Victor Theremin is a fictional character I created. I’m pretty sure I created him. Pretty sure. I think.
It started with an e-mail from someone doing an anthology. That’s the way I usually sell things these days -- I have a reputation. In this case it was James Palmer. His anthology was Voices for the Cure, it was to be released via Lulu at DragonCon, and all proceeds would go to the American Diabetes Association.
There would be no pay, but pay for short fiction is hard to come by these days. Besides, it was for charity, and was a chance for me to check how print-on-demand worked without shelling out any money of my own. All I had to do was come up with a story.
The problem was I didn’t have one. And the deadline was in few weeks.
Luckily, I’m me. The way I’ve lived for the last five decades, I’m in the habit of accumulating all kinds of weird stuff in my brain. I could say that’s from my extensive training to be a professional writer and artist, but it’s the just the way I amuse myself. And it does come in handy.
If I need a story, I grab some of this weird stuff, stitch it together, and hopefully (when zapped with enough energy), the monster comes to life. Then all I have to do is take notes on the havoc it wreaks upon the landscape.

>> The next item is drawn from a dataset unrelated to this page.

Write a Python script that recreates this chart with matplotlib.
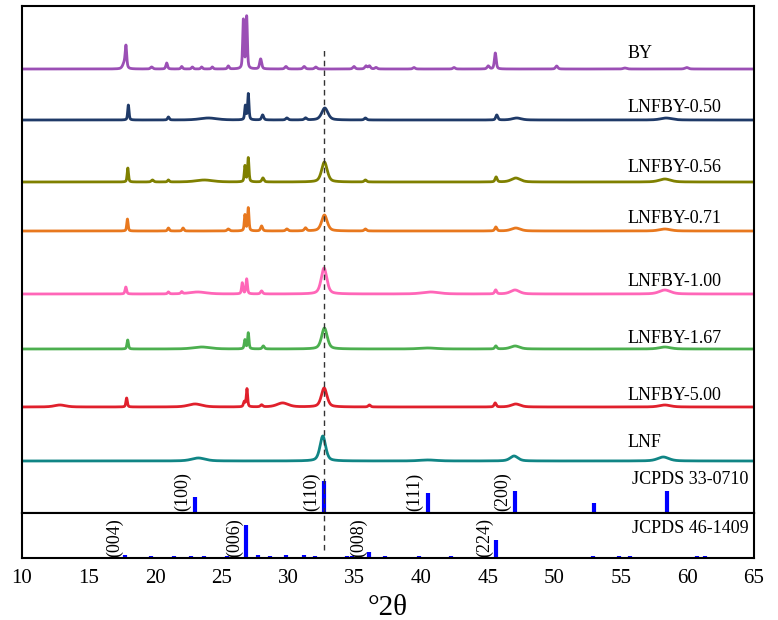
import numpy as np
import matplotlib.pyplot as plt

plt.rcParams['font.family'] = ['Liberation Serif', 'DejaVu Serif']

# 2-theta grid for the measured patterns
two_theta = np.linspace(10, 65, 5000)

names = ["BY", "LNFBY-0.50", "LNFBY-0.56", "LNFBY-0.71",
         "LNFBY-1.00", "LNFBY-1.67", "LNFBY-5.00", "LNF"]
colors = ["#9b4fb5", "#1f3a68", "#7f8000", "#e8781e",
          "#ff66b8", "#4caf4f", "#e0202c", "#108585"]
offsets = [444, 393, 331, 282, 219, 164, 106, 52]

# peaks per pattern: (position, height, fwhm)
peaks_BY = [(17.70, 6, 0.30), (17.81, 20, 0.13), (19.74, 2, 0.2), (20.87, 6, 0.15),
            (22.0, 2.5, 0.15), (22.8, 2, 0.15), (23.5, 2, 0.15), (24.3, 2, 0.15),
            (25.5, 3, 0.15), (26.63, 49, 0.12), (26.88, 52, 0.12), (27.93, 10, 0.18),
            (29.83, 2.5, 0.2), (31.2, 2.5, 0.2), (32.07, 2, 0.2), (34.94, 2.5, 0.2),
            (35.84, 3, 0.2), (36.1, 3, 0.2), (36.6, 1.5, 0.2), (39.45, 1.5, 0.2),
            (42.46, 1.5, 0.2), (45.03, 3, 0.2), (45.56, 16, 0.16), (50.17, 3, 0.2),
            (55.3, 1, 0.3), (59.94, 1.5, 0.3)]
peaks_050 = [(17.99, 15, 0.12), (21.0, 3, 0.15), (24.0, 2, 1.5), (26.78, 14, 0.12),
             (27.0, 26, 0.12), (28.08, 5, 0.18), (29.9, 2, 0.2), (31.3, 2, 0.2),
             (32.75, 12, 0.55), (35.8, 2, 0.2), (45.67, 5, 0.18), (47.17, 2, 0.8),
             (58.4, 2, 1.0)]
peaks_056 = [(17.95, 14, 0.12), (19.8, 2, 0.2), (21.0, 2, 0.15), (23.7, 2, 1.5),
             (26.75, 16, 0.12), (27.0, 24, 0.12), (28.1, 4, 0.18), (32.72, 20, 0.5),
             (35.8, 2, 0.2), (45.62, 5, 0.18), (47.1, 4, 0.8), (58.3, 3, 1.0)]
peaks_071 = [(17.92, 12, 0.12), (21.0, 3, 0.15), (22.1, 3, 0.15), (25.5, 2, 0.2),
             (26.75, 16, 0.12), (27.0, 23, 0.12), (28.0, 5, 0.18), (29.9, 2, 0.2),
             (31.3, 3, 0.2), (32.72, 16, 0.5), (35.8, 2, 0.2), (45.6, 4, 0.18),
             (47.1, 3, 0.8), (58.3, 2, 1.0)]
peaks_100 = [(17.8, 7, 0.14), (21.0, 2, 0.15), (22.0, 2, 0.15), (23.2, 2, 1.5),
             (26.55, 11, 0.13), (26.88, 15, 0.13), (28.0, 3, 0.18), (32.69, 26, 0.5),
             (40.7, 2, 1.5), (45.59, 4, 0.18), (47.04, 4, 0.8), (58.3, 4, 1.0)]
peaks_167 = [(17.94, 9, 0.13), (23.5, 2, 1.5), (26.75, 9, 0.13), (27.0, 16, 0.12),
             (28.13, 3, 0.18), (32.72, 21, 0.5), (40.5, 1, 1.5), (45.6, 3, 0.18),
             (47.05, 3, 0.8), (58.3, 2, 1.0)]
peaks_500 = [(12.85, 2, 1.0), (17.86, 9, 0.13), (23.0, 3, 1.2), (26.7, 5, 0.15),
             (26.9, 18, 0.12), (28.0, 2, 0.2), (29.58, 4, 1.0), (32.7, 19, 0.5),
             (36.1, 2, 0.2), (45.55, 4, 0.18), (47.1, 3, 0.8), (58.3, 2, 1.0)]
peaks_LNF = [(23.25, 3, 1.2), (32.6, 25, 0.5), (40.5, 1, 1.5), (46.97, 5, 0.7),
             (58.18, 4, 1.0)]
pattern_peaks = [peaks_BY, peaks_050, peaks_056, peaks_071,
                 peaks_100, peaks_167, peaks_500, peaks_LNF]

# reference stick patterns: position, relative height
pdf_330710_pos = [23.0, 32.7, 40.48, 47.04, 53.0, 58.43]
pdf_330710_int = [16, 32, 20, 22, 10, 22]
pdf_330710_hkl = ["(100)", "(110)", "(111)", "(200)", "", ""]

pdf_461409_pos = [17.74, 19.7, 21.4, 22.7, 23.7, 25.4, 26.8, 27.7, 28.6, 29.8,
                  31.2, 32.0, 34.4, 34.8, 36.07, 37.3, 39.8, 42.2, 45.59, 52.9,
                  54.85, 55.7, 60.7, 61.3]
pdf_461409_int = [3, 1.5, 1.5, 1.5, 2, 2, 33, 2.5, 1.5, 2.5, 2.5, 2, 1.5, 2, 6, 1.5,
                  1.5, 1.5, 17.5, 1.5, 2, 2, 1.5, 2]
pdf_461409_hkl = {17.74: "(004)", 26.8: "(006)", 36.07: "(008)", 45.59: "(224)"}


def profile(x, peaks):
    # pseudo-Voigt sum
    y = np.zeros_like(x)
    for pos, h, w in peaks:
        g = np.exp(-4 * np.log(2) * ((x - pos) / w) ** 2)
        l = 1.0 / (1 + 4 * ((x - pos) / w) ** 2)
        y += h * (0.5 * g + 0.5 * l)
    return y


fig = plt.figure(figsize=(7.78, 6.2), dpi=100)
ax = fig.add_axes([0.0283, 0.1726, 0.9409, 0.8177])
ax2 = fig.add_axes([0.0283, 0.1, 0.9409, 0.0726], sharex=ax)

for name, c, off, pk in zip(names, colors, offsets, pattern_peaks):
    ax.plot(two_theta, profile(two_theta, pk) + off, color=c, lw=2.0)

label_y = [460, 406, 346, 295, 231, 174, 117, 70]
for name, ly in zip(names, label_y):
    ax.text(55.5, ly, name, fontsize=13, va='center', ha='left')

ax.vlines(pdf_330710_pos, 0, pdf_330710_int, color='#0000ff', lw=3)
for p, lab in zip(pdf_330710_pos, pdf_330710_hkl):
    if lab:
        ax.text(p - 0.95, 2, lab, rotation=90, fontsize=13, ha='center', va='bottom')
ax.text(55.8, 33, "JCPDS 33-0710", fontsize=13, va='center', ha='left')

ax2.vlines(pdf_461409_pos, 0, pdf_461409_int, color='#0000ff', lw=3)
for p, lab in pdf_461409_hkl.items():
    ax2.text(p - 0.8, 1, lab, rotation=90, fontsize=13, ha='center', va='bottom')
ax2.text(55.8, 29, "JCPDS 46-1409", fontsize=13, va='center', ha='left')

# guide at the (110) reflection
ax.axvline(32.7, ymin=0, ymax=465 / 507, color='#333333', lw=1, ls=(0, (4, 3)))
ax2.axvline(32.7, ymin=8 / 45, ymax=1, color='#333333', lw=1, ls=(0, (4, 3)))

ax.set_xlim(10, 65)
ax.set_ylim(0, 507)
ax2.set_ylim(0, 45)
for a in (ax, ax2):
    a.set_yticks([])
    for s in a.spines.values():
        s.set_linewidth(1.5)
ax.tick_params(axis='x', length=0, labelbottom=False)
ax2.set_xticks(np.arange(10, 66, 5))
ax2.tick_params(axis='x', length=0, labelsize=15, pad=8)
ax2.set_xlabel("°2θ", fontsize=21, labelpad=5)

fig.savefig("out.png", dpi=100)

I didn’t have much. There was a phrase, “Human sacrifice for fun and profit,” that I thought would make a good title. I also thought that Victor Theremin, the first commercially produced electronic musical instrument, would make a good character name. And I had just read Rudy Rucker’s collection Mad Professor, which had me thinking about the state of the art of science fiction and the Singularity issue.
And it worked. After coming up with an opening line, I started writing without any real idea of where it would go. The monsters from my id came out to play. In a few days I had a story.
As I’ve often told Em, “Short stories are like a bout of the flu -- novels are like demonic possession.”
James liked the story and put it in the anthology. You can still buy it and read it.
The bizarre thing is, Victor Theremin had taken on a life of his own. I first envisioned him as being like Kilgore Trout, but he’s turned out to be more like Raoul Duke, saying dangerous things that should be said, but that are too out there to really be anybody’s opinion.
I’ve written more about him. I can’t seem to help it. I even sold another story about him.
I’m not sure who’s in control here. Maybe, in an alternate universe, Victor Theremin is writing about Ernest Hogan.